Überraschenderweise verfügt keines der insgesamt zwölf Bewohnerzimmer über eine eigene Nasszelle. "Denn das macht keinen Sinn." Die allermeisten Demenzkranken könnten ohnehin nicht mehr alleine auf Toilette gehen. Den Namen der Hauskatze Emma merken sie sich, den Weg zum WC dagegen nicht.

Die einzelnen, eher groß dimensionierten Räume mit 20 bis 24 Quadratmetern Fläche wurden von Angehörigen individuell für ihre Lieben ausgestaltet: mit alten Bildern und Uhren, selbst gefertigten Sofadecken oder Stoffpuppen, die häusliches Flair verbreiten. Trotz aller Mühen und Unwägbarkeiten aus den Anfangsjahren ist der Verein "Lebensfreude ERHalten" nur noch als Vermieter für die Bewohner zuständig.

Die ambulant betreute Wohngemeinschaft wird inzwischen von einem "Gremium der Selbstbestimmung" verwaltet. Dieses besteht aus Mietern, Angehörigen und den gesetzlichen Vertretern.
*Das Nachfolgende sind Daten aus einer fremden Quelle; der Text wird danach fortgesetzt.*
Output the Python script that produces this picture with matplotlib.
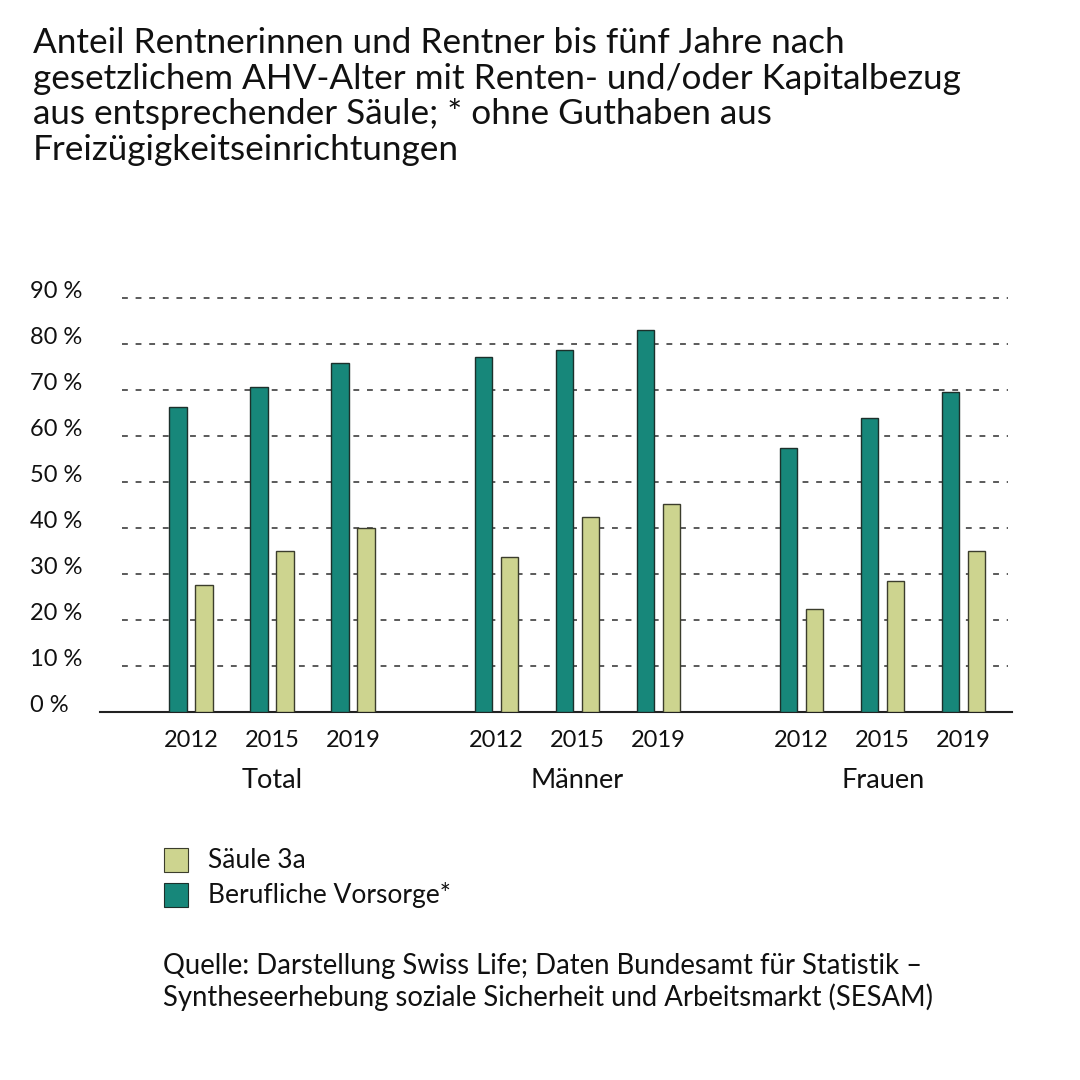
import matplotlib.pyplot as plt
from matplotlib.patches import Rectangle
from matplotlib.transforms import blended_transform_factory

plt.rcParams['font.family'] = ['Lato', 'DejaVu Sans']

# data (percent)
groups = ["Total", "Männer", "Frauen"]
years = ["2012", "2015", "2019"]
bv = [66.3, 70.6, 75.9, 77.0, 78.6, 82.9, 57.4, 63.8, 69.5]      # Berufliche Vorsorge*
s3a = [27.5, 34.9, 40.0, 33.6, 42.4, 45.1, 22.3, 28.5, 34.9]     # Säule 3a
y_ticks = [0, 10, 20, 30, 40, 50, 60, 70, 80, 90]

title = ("Anteil Rentnerinnen und Rentner bis fünf Jahre nach\n"
         "gesetzlichem AHV-Alter mit Renten- und/oder Kapitalbezug\n"
         "aus entsprechender Säule; * ohne Guthaben aus\n"
         "Freizügigkeitseinrichtungen")
source = ("Quelle: Darstellung Swiss Life; Daten Bundesamt für Statistik –\n"
          "Syntheseerhebung soziale Sicherheit und Arbeitsmarkt (SESAM)")

teal = "#17877a"
olive = "#cdd48f"

W = H = 1080
fig = plt.figure(figsize=(10.8, 10.8), dpi=100)
ax = fig.add_axes([100 / W, 1 - 711.7 / H, 912 / W, 414 / H])

group_gap = 0.77
pos = []
for g in range(len(groups)):
    for i in range(len(years)):
        pos.append(g * (len(years) + group_gap) + i)

bw = 0.215
off = 0.16
ax.bar([p - off for p in pos], bv, width=bw, color=teal, edgecolor="#1c302b", linewidth=1.0, zorder=3)
ax.bar([p + off for p in pos], s3a, width=bw, color=olive, edgecolor="#3b3d2c", linewidth=1.0, zorder=3)

ax.set_xlim(-1.123, 10.136)
ax.set_ylim(0, 90)

# dashed gridlines
ax.hlines(y_ticks[1:], -0.85, 10.09, colors="#5a5a5a", linewidth=1.4,
          linestyles=(0, (3, 4)), zorder=1, clip_on=False)

for s in ["top", "right", "left"]:
    ax.spines[s].set_visible(False)
ax.spines["bottom"].set_color("#222222")
ax.spines["bottom"].set_linewidth(1.5)
ax.set_yticks([])
ax.set_xticks(pos)
ax.set_xticklabels(years * len(groups), fontsize=17, color="#111111")
ax.tick_params(axis="x", length=0, pad=13)

# y labels, sitting on the gridlines
tr = blended_transform_factory(fig.transFigure, ax.transData)
for v in y_ticks:
    ax.text(30 / W, v, f"{v} %", transform=tr, fontsize=17, ha="left", va="baseline", color="#111111")

# group labels
trx = blended_transform_factory(ax.transData, fig.transFigure)
for g, name in enumerate(groups):
    ax.text(pos[g * 3 + 1], 1 - 781 / H, name, transform=trx, fontsize=19.5,
            ha="center", va="center", color="#111111")

fig.text(33 / W, 1 - 27 / H, title, fontsize=25.3, ha="left", va="top",
         linespacing=1.14, color="#111111")

# legend
for k, (lab, col, ec) in enumerate([("Säule 3a", olive, "#3b3d2c"),
                                    ("Berufliche Vorsorge*", teal, "#1c302b")]):
    yc = 860 + k * 35
    fig.patches.append(Rectangle((164 / W, 1 - (yc + 12) / H), 24 / W, 24 / H,
                                 transform=fig.transFigure, facecolor=col,
                                 edgecolor=ec, linewidth=0.8))
    fig.text(208 / W, 1 - yc / H, lab, fontsize=19, ha="left", va="center", color="#111111")

fig.text(163 / W, 1 - 953 / H, source, fontsize=19.8, ha="left", va="top",
         linespacing=1.2, color="#111111")

fig.savefig("out.png", dpi=100, facecolor="white")
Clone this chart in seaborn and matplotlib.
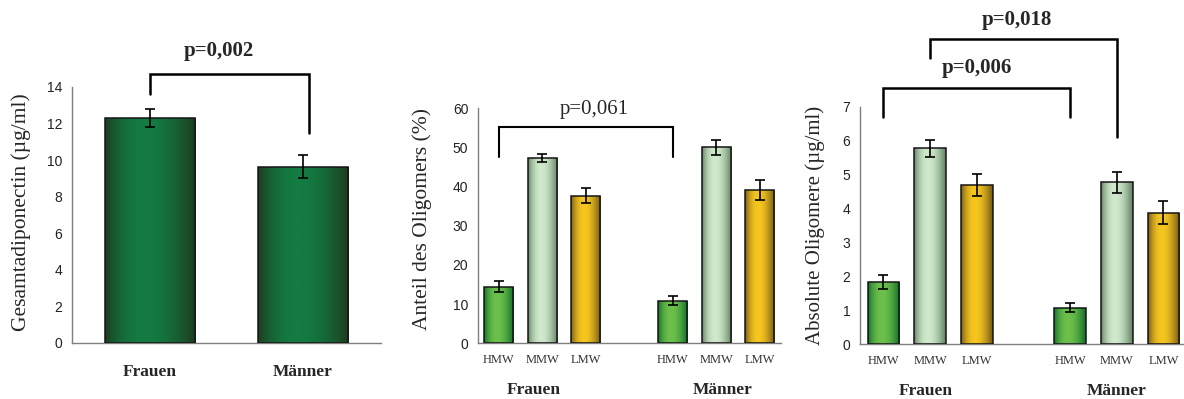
import numpy as np
import pandas as pd
import matplotlib
matplotlib.use("Agg")
import matplotlib.pyplot as plt
from matplotlib.colors import LinearSegmentedColormap
from matplotlib.transforms import blended_transform_factory
import seaborn as sns

# ---- data -------------------------------------------------------------
sex_labels = ["Frauen", "Männer"]
total_mean = [12.3, 9.65]
total_sem = [0.5, 0.62]

oligomer_labels = ["HMW", "MMW", "LMW"]

share_frauen = [14.5, 47.4, 37.7]
share_frauen_sem = [1.3, 1.0, 2.0]
share_maenner = [10.9, 50.0, 39.1]
share_maenner_sem = [1.2, 2.0, 2.5]

abs_frauen = [1.83, 5.77, 4.69]
abs_frauen_sem = [0.21, 0.26, 0.33]
abs_maenner = [1.08, 4.77, 3.88]
abs_maenner_sem = [0.13, 0.30, 0.33]

# ---- style ------------------------------------------------------------
sns.set_style("white")
plt.rcParams["font.family"] = ["Liberation Serif", "DejaVu Serif"]
SANS = ["Liberation Sans", "DejaVu Sans"]
SPINE = "#7f7f7f"

# (edge colour, centre colour) of the shaded bars
total_shade = ("#1d3a1f", "#137c42")
oligo_shade = {
    "HMW": ("#0b6a29", "#6dc04b"),
    "MMW": ("#5c7d5d", "#d0e9cc"),
    "LMW": ("#6c5217", "#f6c61f"),
}


def shade_bar(ax, patch, edge_c, mid_c):
    x0, y0 = patch.get_x(), patch.get_y()
    w, h = patch.get_width(), patch.get_height()
    t = np.linspace(0, 1, 200)
    prof = np.sin(np.pi * t ** 0.85) ** 0.9
    cmap = LinearSegmentedColormap.from_list("bar", [edge_c, mid_c])
    img = ax.imshow(prof[None, :], cmap=cmap, vmin=0, vmax=1,
                    extent=[x0, x0 + w, y0, y0 + h], aspect="auto",
                    interpolation="bilinear", zorder=2)
    img.set_clip_path(patch)
    patch.set_facecolor("none")
    patch.set_edgecolor("#151515")
    patch.set_linewidth(1.1)
    patch.set_zorder(3)


def style_axes(ax, ymax, ystep):
    sns.despine(ax=ax)
    for s in ("left", "bottom"):
        ax.spines[s].set_color(SPINE)
        ax.spines[s].set_linewidth(1.0)
    ax.set_ylim(0, ymax)
    ax.set_yticks(np.arange(0, ymax + 0.001, ystep))
    ax.tick_params(axis="y", direction="out", length=4, width=1, color=SPINE,
                   labelsize=10, labelcolor="#222222", pad=3)
    for lab in ax.get_yticklabels():
        lab.set_family(SANS)
    ax.set_xlabel("")
    ax.set_ylabel("")


def bracket(ax, x0, x1, y, y0_end, y1_end, lw=1.8):
    ax.plot([x0, x0, x1, x1], [y0_end, y, y, y1_end], color="black",
            lw=lw, clip_on=False, solid_joinstyle="miter", zorder=5)


fig = plt.figure(figsize=(11.84, 3.99), dpi=100)

# ---- panel 1: total adiponectin ---------------------------------------
ax1 = fig.add_axes([0.0608, 0.1404, 0.2610, 0.6416])
df1 = pd.DataFrame({"sex": sex_labels, "value": total_mean, "sem": total_sem})
sns.barplot(data=df1, x="sex", y="value", order=sex_labels, color=total_shade[1],
            width=0.59, errorbar=None, ax=ax1)
for p in ax1.patches:
    shade_bar(ax1, p, *total_shade)
ax1.errorbar(range(len(sex_labels)), total_mean, yerr=total_sem, fmt="none",
             ecolor="black", elinewidth=1.2, capsize=3.8, capthick=1.2, zorder=4)
style_axes(ax1, 14, 2)
ax1.set_xlim(-0.51, 1.51)
ax1.tick_params(axis="x", length=0, pad=15)
for lab in ax1.get_xticklabels():
    lab.set_fontweight("bold")
    lab.set_fontsize(12.5)
ax1.text(-0.163, 0.51, "Gesamtadiponectin (µg/ml)", transform=ax1.transAxes,
         rotation=90, ha="center", va="center", fontsize=15.5)
bracket(ax1, 0.0, 1.04, 14.69, 13.6, 11.48)
ax1.text(0.45, 15.4, "p=0,002", ha="center", va="bottom", fontsize=15,
         fontweight="bold")


# ---- panels 2 and 3: oligomers ----------------------------------------
def oligomer_panel(ax, f_vals, f_sem, m_vals, m_sem, ymax, ystep, width):
    f_slots = [f"Frauen {k}" for k in oligomer_labels]
    m_slots = [f"Männer {k}" for k in oligomer_labels]
    order = f_slots + [" "] + m_slots
    df = pd.DataFrame({
        "slot": f_slots + m_slots,
        "value": list(f_vals) + list(m_vals),
        "sem": list(f_sem) + list(m_sem),
        "kind": oligomer_labels * 2,
    })
    pal = {k: v[1] for k, v in oligo_shade.items()}
    sns.barplot(data=df, x="slot", y="value", hue="kind", order=order,
                hue_order=oligomer_labels, palette=pal, dodge=False,
                width=width, errorbar=None, legend=False, ax=ax)
    kind_of_pos = {order.index(s): k for s, k in zip(df["slot"], df["kind"])}
    for p in list(ax.patches):
        if p.get_height() == 0 or np.isnan(p.get_height()):
            continue
        pos = int(round(p.get_x() + p.get_width() / 2))
        shade_bar(ax, p, *oligo_shade[kind_of_pos[pos]])
    xs = [order.index(s) for s in df["slot"]]
    ax.errorbar(xs, df["value"], yerr=df["sem"], fmt="none", ecolor="black",
                elinewidth=1.2, capsize=3.8, capthick=1.2, zorder=4)
    style_axes(ax, ymax, ystep)
    ax.set_xticks(range(len(order)))
    ax.set_xticklabels(oligomer_labels + [""] + oligomer_labels)
    ax.tick_params(axis="x", length=0, pad=8, labelsize=9,
                   labelcolor="#333333")
    return order


ax2 = fig.add_axes([0.4037, 0.1396, 0.2559, 0.5890])
oligomer_panel(ax2, share_frauen, share_frauen_sem, share_maenner,
               share_maenner_sem, 60, 10, 0.67)
ax2.set_xlim(-0.48, 6.49)
ax2.text(-0.185, 0.527, "Anteil des Oligomers (%)", transform=ax2.transAxes,
         rotation=90, ha="center", va="center", fontsize=15.5)
bracket(ax2, 0.0, 4.0, 55.2, 47.6, 47.6, lw=1.5)
ax2.text(2.2, 57.3, "p=0,061", ha="center", va="bottom", fontsize=15)
tr2 = blended_transform_factory(ax2.transData, ax2.transAxes)
ax2.text(0.8, -0.2, "Frauen", transform=tr2, ha="center", va="center",
         fontsize=12.5, fontweight="bold")
ax2.text(5.15, -0.2, "Männer", transform=tr2, ha="center", va="center",
         fontsize=12.5, fontweight="bold")

ax3 = fig.add_axes([0.7264, 0.1371, 0.2728, 0.5955])
oligomer_panel(ax3, abs_frauen, abs_frauen_sem, abs_maenner,
               abs_maenner_sem, 7, 1, 0.68)
ax3.set_xlim(-0.50, 6.42)
ax3.text(-0.139, 0.5, "Absolute Oligomere (µg/ml)", transform=ax3.transAxes,
         rotation=90, ha="center", va="center", fontsize=15)
bracket(ax3, 0.0, 4.0, 7.56, 6.69, 6.69)
ax3.text(2.0, 7.85, "p=0,006", ha="center", va="bottom", fontsize=15,
         fontweight="bold")
bracket(ax3, 1.0, 5.0, 9.0, 8.43, 6.1)
ax3.text(2.85, 9.27, "p=0,018", ha="center", va="bottom", fontsize=15,
         fontweight="bold")
tr3 = blended_transform_factory(ax3.transData, ax3.transAxes)
ax3.text(0.9, -0.195, "Frauen", transform=tr3, ha="center", va="center",
         fontsize=12.5, fontweight="bold")
ax3.text(5.0, -0.195, "Männer", transform=tr3, ha="center", va="center",
         fontsize=12.5, fontweight="bold")

fig.savefig("out.png", dpi=100, facecolor="white")
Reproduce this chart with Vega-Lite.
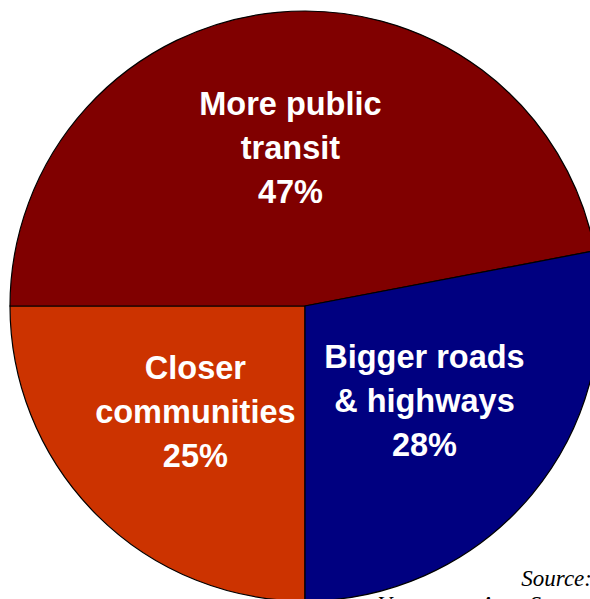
{
  "$schema": "https://vega.github.io/schema/vega-lite/v6.json",
  "width": 610,
  "height": 612,
  "autosize": {"type": "none"},
  "padding": 0,
  "background": "white",
  "config": {"view": {"stroke": null}},
  "data": {"values": [
    {"cat": "Closer communities", "label": "Closer\ncommunities\n25%", "k": 1, "pct": 25},
    {"cat": "More public transit", "label": "More public\ntransit\n47%", "k": 2, "pct": 47},
    {"cat": "Bigger roads & highways", "label": "Bigger roads\n& highways\n28%", "k": 3, "pct": 28}
  ]},
  "encoding": {
    "theta": {"field": "pct", "type": "quantitative", "stack": true, "scale": {"range": [3.14159265, 9.42477796]}},
    "order": {"field": "k", "type": "quantitative"}
  },
  "layer": [
    {
      "mark": {"type": "arc", "outerRadius": 295, "stroke": "#000000", "strokeWidth": 1.2},
      "encoding": {
        "color": {"field": "cat", "type": "nominal", "legend": null,
          "scale": {"domain": ["Closer communities", "More public transit", "Bigger roads & highways"], "range": ["#CC3300", "#800000", "#000080"]}}
      }
    },
    {
      "mark": {"type": "text", "radius": 155, "dy": -47, "lineBreak": "\n", "fontSize": 32.5, "fontWeight": "bold", "font": "Liberation Sans", "fill": "white", "lineHeight": 44, "baseline": "middle", "align": "center"},
      "encoding": {"text": {"field": "label"}}
    }
  ],
  "title": {
    "text": ["Source:", "Vancouver Area Survey"],
    "orient": "bottom",
    "anchor": "end",
    "frame": "group",
    "offset": -44,
    "dx": -18,
    "font": "Liberation Serif",
    "fontStyle": "italic",
    "fontWeight": "normal",
    "fontSize": 23,
    "lineHeight": 26,
    "color": "black",
    "align": "right",
    "baseline": "top"
  }
}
Sie entscheiden selbst, welcher Pflegedienst(e) beauftragt werden. Welche Waschmaschine gekauft wird oder wer als Mitbewohner aufgenommen wird.

Als "Moderator" hat Rosi Schmitt den Start dieser Selbstverwaltung in den beiden Anfangsjahren begleitet.

Eine ähnliche Mitwirkungsmöglichkeit gebe es in Pflegeheimen üblichen Zuschnitts dagegen nicht, ist Vereinsvorsitzende Rosi Schmitt überzeugt. Die Wohngruppe wird einmal pro Jahr durch die Heimaufsicht kontrolliert.

Im Höchstadter Heim wird Rosi Schmitt nicht mehr so häufig gesehen wie früher. "Ich bin noch bis Ende des Jahres Moderator im Haus Wilhelmine in Erlangen", ebenfalls eine Wohngemeinschaft für pflegebedürftige und/oder demenzkranke Bewohner. Auch in Herzogenaurach soll in nicht allzu ferner Zukunft eine Wohngemeinschaft für Demenzkranke gestartet werden.

Der Bedarf für diese Wohnform ist auf jeden Fall da, glaubt Rosi Schmitt. Bundesweit gebe es zur Zeit 1,2 bis 1,4 Millionen Demenzkranke. Zusammen mit den Pflegebedürftigen steige die Zahl auf rund 2,5 Millionen Betroffene. Mit einer zunehmend älteren Bevölkerung steige der Bedarf.

In einer Demenz-WG sieht sie die Chance, "eine gewisse Häuslichkeit herzustellen". Im Normalfall bleiben selbst schwerkranke Bewohner bis zum Tod im eigenen Zimmer.